AVS 61st International Symposium & Exhibition | |
Selective Deposition as an Enabler of Self-Alignment Focus Topic | Wednesday Sessions |
Session SD-WeA |
Session: | Process Development for Selective Deposition and Self-Aligned Patterning |
Presenter: | Gregory Parsons, North Carolina State University |
Authors: | G.N. Parsons, North Carolina State University B. Kalanyan, North Carolina State University S.E. Atanasov, North Carolina State University |
Correspondent: | Click to Email |
Selective area CVD has been heavily studied, and several strategies for selective growth are known, including sacrificial reactions, surface activation, nucleating species removal and passivation of non-growth surfaces. However, the success of selective deposition processes in manufacturing has been limited. Atomic layer deposition allows the partial pressure and exposure sequence of individual reactants to be independently adjusted, providing additional control in surface reaction sequence. Surface passivation layers can promote selective area ALD of metals and dielectrics, but integration into manufacturing can be a challenge. Recently, we have studied modified ALD process sequences as a means to control nucleation, without the need for pre-deposited nucleation blocking layers. For example, tungsten ALD using WF6/SiH4 onto SiO2 proceeds when surface Si-H (from SiH4) begins to form, allowing WF6 reduction to W and elimination of SiF4. We hypothesized that the introduction of a H2 or H-plasma exposure into the ALD sequence after the SiH4 dose may help remove Si from the SiO2, which could extend the nucleation delay on SiO2, while not affecting W growth on Si. Using ellipsometry, XPS, high resolution SEM and in-situ quadrupole mass spectrometry we found that a H2 exposure step after SiH4 during W ALD on ex-situ prepared SiO2 decreased the rate of W nucleation compared to growth without the H2 step, effectively increasing the selectivity window.
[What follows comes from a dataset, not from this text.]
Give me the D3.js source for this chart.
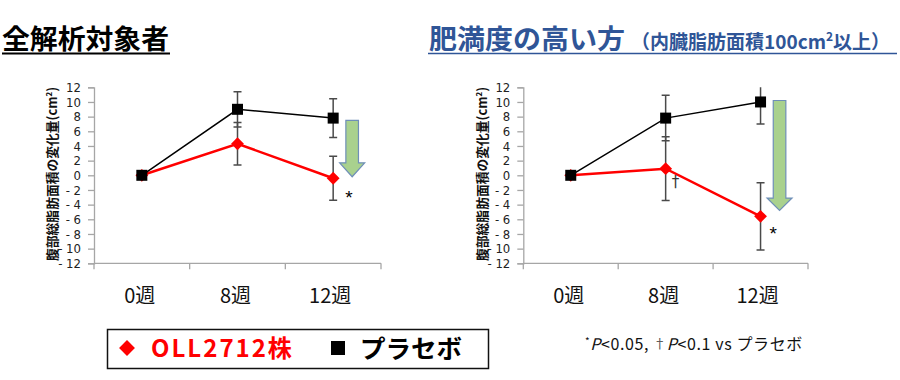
<!DOCTYPE html>
<html><head><meta charset="utf-8">
<script src="https://cdn.jsdelivr.net/npm/d3@7"></script>
<style>
body{margin:0;background:#fff;}
svg{display:block;}
</style></head>
<body>
<svg id="chart" width="900" height="380"></svg>
<script>
// ---- data ----
const categories = ["0週", "8週", "12週"];
const yTicks = [12, 10, 8, 6, 4, 2, 0, -2, -4, -6, -8, -10, -12];

const allOll   = [0, 4.3, -0.4];
const allOllSE = [0, 2.9, 3.0];
const allPla   = [0, 9.0, 7.8];
const allPlaSE = [0, 2.4, 2.65];

const obOll   = [0, 0.9, -5.6];
const obOllSE = [0, 4.35, 4.6];
const obPla   = [0, 7.8, 10.0];
const obPlaSE = [0, 3.1, 3.0];

// annotation values (arrow top / head start / tip) in data units
const allArrow = [7.5, 1.7, -0.2];
const obArrow  = [10.2, -3.1, -4.8];

const svg = d3.select("#chart");
const red = "#ff0000";

function panel(opts) {
  const x = d3.scaleBand().domain(categories).range([opts.x0, opts.x1]);
  const y = d3.scaleLinear().domain([-12, 12]).range([263.3, 87.3]);
  const g = svg.append("g");
  const axisCol = "#a6a6a6";

  // y axis
  const ya = g.append("g").attr("transform", `translate(${opts.x0},0)`)
    .call(d3.axisLeft(y).tickValues(yTicks).tickSize(6).tickPadding(7).tickFormat(d => d < 0 ? "- " + Math.abs(d) : d));
  ya.select(".domain").attr("stroke", axisCol).attr("stroke-width", 1.3);
  ya.selectAll(".tick line").attr("stroke", axisCol).attr("stroke-width", 1.3);
  ya.selectAll(".tick text").attr("fill", "#222")
    .style("font-family", "'Liberation Sans Narrow','DejaVu Sans Condensed',sans-serif")
    .style("font-size", "13px");

  // x axis line + boundary ticks
  const bounds = categories.map(c => x(c)).concat([opts.x1]);
  g.append("line").attr("x1", opts.x0).attr("x2", opts.x1)
    .attr("y1", y(-12)).attr("y2", y(-12)).attr("stroke", axisCol).attr("stroke-width", 1.3);
  g.selectAll(".xt").data(bounds).join("line")
    .attr("x1", d => d).attr("x2", d => d).attr("y1", y(-12)).attr("y2", y(-12) + 6)
    .attr("stroke", axisCol).attr("stroke-width", 1.3);
  g.selectAll(".xl").data(categories).join("text")
    .attr("x", d => x(d) + x.bandwidth() / 2 + (d === "12週" ? -3 : -2))
    .attr("y", 303)
    .attr("text-anchor", "middle")
    .style("font-family", "'Noto Sans CJK JP',sans-serif")
    .style("font-size", "20px").attr("fill", "#111").text(d => d);

  // y title
  g.append("text")
    .attr("transform", `translate(${opts.titleX},${174}) rotate(-90)`)
    .attr("text-anchor", "middle").attr("dominant-baseline", "central")
    .attr("textLength", 174).attr("lengthAdjust", "spacingAndGlyphs")
    .style("font-family", "'Noto Sans CJK JP',sans-serif").style("font-weight", "bold")
    .style("font-size", "13px").attr("fill", "#111")
    .html("腹部総脂肪面積の変化量(cm<tspan font-size='8' dy='-3'>2</tspan><tspan dy='3'>)</tspan>");

  const cx = c => x(c) + x.bandwidth() / 2;
  const clip = "clip" + opts.id;
  svg.append("clipPath").attr("id", clip).append("rect")
    .attr("x", opts.x0).attr("y", y(12)).attr("width", opts.x1 - opts.x0).attr("height", y(-12) - y(12));
  const pg = g.append("g").attr("clip-path", `url(#${clip})`);

  // error bars
  function errs(vals, se, col) {
    const d = categories.map((c, i) => ({c, v: vals[i], s: se[i]})).filter(e => e.s > 0);
    pg.selectAll(null).data(d).join("line")
      .attr("x1", e => cx(e.c)).attr("x2", e => cx(e.c))
      .attr("y1", e => y(e.v + e.s)).attr("y2", e => y(e.v - e.s))
      .attr("stroke", col).attr("stroke-width", 1.5);
    [1, -1].forEach(sg => {
      pg.selectAll(null).data(d).join("line")
        .attr("x1", e => cx(e.c) - 4).attr("x2", e => cx(e.c) + 4)
        .attr("y1", e => y(e.v + sg * e.s)).attr("y2", e => y(e.v + sg * e.s))
        .attr("stroke", col).attr("stroke-width", 1.5);
    });
  }
  errs(opts.pla, opts.plaSE, "#4a4a4a");
  errs(opts.oll, opts.ollSE, "#4a4a4a");

  const line = d3.line().x((d, i) => cx(categories[i])).y(d => y(d));
  pg.append("path").datum(opts.oll).attr("d", line).attr("fill", "none").attr("stroke", red).attr("stroke-width", 2.5);
  pg.append("path").datum(opts.pla).attr("d", line).attr("fill", "none").attr("stroke", "#000").attr("stroke-width", 1.5);

  // markers
  pg.selectAll(null).data(opts.oll).join("path")
    .attr("d", d3.symbol(d3.symbolDiamond2, 105)())
    .attr("transform", (d, i) => `translate(${cx(categories[i])},${y(d)})`)
    .attr("fill", red);
  pg.selectAll(null).data(opts.pla).join("rect")
    .attr("x", (d, i) => cx(categories[i]) - 5.5).attr("y", d => y(d) - 5.5)
    .attr("width", 11).attr("height", 11).attr("fill", "#000");

  // arrow annotation
  const a = opts.arrow;
  const ax = cx("12週") + opts.arrowDx;
  const sw = 6.3, hw = 12.5;
  const pts = [[ax - sw, y(a[0])], [ax + sw, y(a[0])], [ax + sw, y(a[1])], [ax + hw, y(a[1])],
               [ax, y(a[2])], [ax - hw, y(a[1])], [ax - sw, y(a[1])]];
  g.append("polygon").attr("points", pts.map(p => p.join(",")).join(" "))
    .attr("fill", "#a9d18e").attr("stroke", "#6f8fb8").attr("stroke-width", 1.2);
  return {x, y, g, cx};
}

const L = panel({id: "a", x0: 94, x1: 381, titleX: 51, oll: allOll, ollSE: allOllSE, pla: allPla, plaSE: allPlaSE, arrow: allArrow, arrowDx: 19});
const R = panel({id: "b", x0: 523.3, x1: 808, titleX: 481, oll: obOll, ollSE: obOllSE, pla: obPla, plaSE: obPlaSE, arrow: obArrow, arrowDx: 19});

// significance marks
L.g.append("text").attr("x", L.cx("12週") + 12).attr("y", L.y(allOll[2] - 3.0) + 4)
  .style("font-family", "'Liberation Sans',sans-serif").style("font-size", "19px").text("*");
R.g.append("text").attr("x", R.cx("12週") + 9).attr("y", R.y(obOll[2] - 2.7) + 4)
  .style("font-family", "'Liberation Sans',sans-serif").style("font-size", "19px").text("*");
R.g.append("text").attr("x", R.cx("8週") + 6).attr("y", R.y(obOll[1] - 2.5))
  .style("font-family", "'DejaVu Sans',sans-serif").style("font-size", "15px").attr("fill", "#333").text("†");

// titles
svg.append("text").attr("x", 2).attr("y", 49)
  .style("font-family", "'Noto Sans CJK JP',sans-serif").style("font-weight", "bold").style("font-size", "27px")
  .attr("textLength", 167).attr("lengthAdjust", "spacingAndGlyphs")
  .attr("fill", "#000").text("全解析対象者");
svg.append("line").attr("x1", 2).attr("x2", 170).attr("y1", 53.5).attr("y2", 53.5).attr("stroke", "#000").attr("stroke-width", 2);

const blue = "#2f5597";
svg.append("text").attr("x", 429).attr("y", 49)
  .style("font-family", "'Noto Sans CJK JP',sans-serif").style("font-weight", "bold").style("font-size", "27px")
  .attr("textLength", 196).attr("lengthAdjust", "spacingAndGlyphs")
  .attr("fill", blue).text("肥満度の高い方");
svg.append("text").attr("x", 631).attr("y", 49)
  .style("font-family", "'Noto Sans CJK JP',sans-serif").style("font-weight", "bold").style("font-size", "19px")
  .attr("fill", blue)
  .html("（内臓脂肪面積100cm<tspan font-size='12' dy='-8'>2</tspan><tspan dy='8'>以上）</tspan>");
svg.append("line").attr("x1", 428).attr("x2", 897).attr("y1", 53.5).attr("y2", 53.5).attr("stroke", blue).attr("stroke-width", 1.5);

// legend
svg.append("rect").attr("x", 107.5).attr("y", 329.5).attr("width", 381).attr("height", 39)
  .attr("fill", "#fff").attr("stroke", "#111").attr("stroke-width", 1.5);
svg.append("path").attr("d", d3.symbol(d3.symbolDiamond2, 160)()).attr("transform", "translate(127,348)").attr("fill", red);
svg.append("text").attr("x", 151).attr("y", 357)
  .style("font-family", "'Noto Sans CJK JP',sans-serif").style("font-weight", "bold").style("font-size", "24px")
  .style("letter-spacing", "2px")
  .attr("fill", red).text("OLL2712株");
svg.append("rect").attr("x", 331).attr("y", 341).attr("width", 14).attr("height", 14).attr("fill", "#000");
svg.append("text").attr("x", 360).attr("y", 358)
  .style("font-family", "'Noto Sans CJK JP',sans-serif").style("font-weight", "bold").style("font-size", "25px")
  .attr("textLength", 102).attr("lengthAdjust", "spacingAndGlyphs")
  .attr("fill", "#000").text("プラセボ");

// footnote
svg.append("text").attr("x", 585).attr("y", 350)
  .style("font-family", "'Noto Sans CJK JP',sans-serif").style("font-size", "16px").attr("fill", "#111")
  .style("letter-spacing", "0.6px")
  .html("<tspan font-size='10' dy='-5'>*</tspan><tspan dy='5' font-style='italic'>P</tspan>&lt;0.05, <tspan font-size='13' dy='-2' fill='#555'>†</tspan><tspan dy='2' font-style='italic'>P</tspan>&lt;0.1 vs プラセボ");
</script>
</body></html>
At 220°C, one ALD cycle produced nm-scale nuclei on Si-H surfaces, and film coalescence after ~10 cycles, whereas growth on SiO2 showed no W nuclei after 10 cycles. After some nucleation, growth proceeded readily on the nuclei, with few new nuclei forming, producing rough surfaces that coalesced after 40 cycles. Including the H2 exposure step after SiH4 delayed nucleation by 5-10 cycles on SiO2, with no noticeable effect on Si-H. However, we found that removing surface carbon from the SiO2 prior to growth had a similar effect, indicating that C helped aid nucleation. Recent work with H2-plasma exposure also shows enhanced nucleation on SiO2, which likely depends on the extent of H exposure. In other studies, we are examining metal oxide nucleation using metal/metal alkoxide reaction sequences and comparing to similar reactions with water as a reactant. These results will help to define ALD nucleation sequences that are distinct from steady-state film growth, to achieve reliable selective area deposition.